Herobust: Exactly. Everyone has to deal with that same kind of pressure. I feel like me, personally...I'm ashamed to say this--I play it safe with my socials. Because of that, I don't necessarily think my fanbase knows that much about me, personally. I'm trying to figure out a format where I can convey that to them.
iEDM: So I have two questions based off of what you just told me. My first question is that don't you think that gives you a kind of mystique in a crowded market? When you pullback, more people are curious about what you are about.
Herobust: Let's talk about the aspiring producer. I could only connect to the aspiring producer sif I wanted. If I neglect all the fans who don't creatively contribute that way, I'm only connecting with one tenth of my fanbase.
iEDM: Have you ever thought about doing a podcast or radio show?
Herobust: I guess I need to man up, and put myself out there in that way. I've gone to house parties and would play after putting on a show. People would go, "Whoah. You are really humble. It means a lot that you showed up and took the time to do something like this." I've also had an equal number of people who would ask, "Wait. You have time to do this? Where are all the girls? Where are all the drugs? You're not who I thought you were. I'm really disappointed." All I'm saying is that creates more pressure to continue to be that character in order to keep other people happy. Because they need someone else out there who is living that life. That's essentially what it becomes. My favorite brands, and artists, are the ones that have more personal connections to people. At the end of the day, I have to take that step for myself. If I lose some fans that want that, that's okay, because that means they weren't the best fans.

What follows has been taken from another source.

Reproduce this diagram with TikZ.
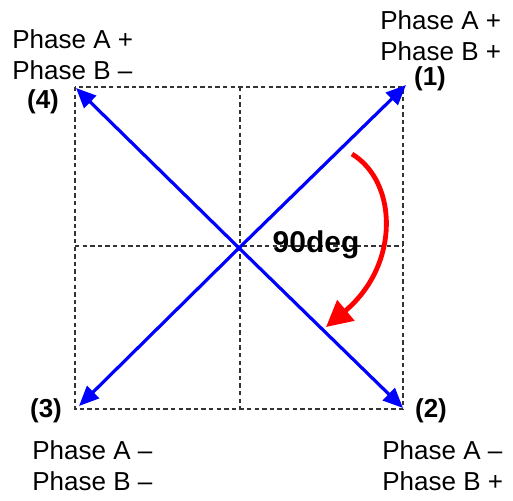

iEDM: Continue focusing on the people that will love and support you. Is there anything else that you want to blast out there?
Herobust: We dropped the single, "WTF." It's becoming an anthem. To get that kind of respect from my peers is just one of those unbelievable moments that I can't totally understand, but I know it's cool. I'm just trying to keep it, "me." No trends. It's going to be different, and I'm having fun with it.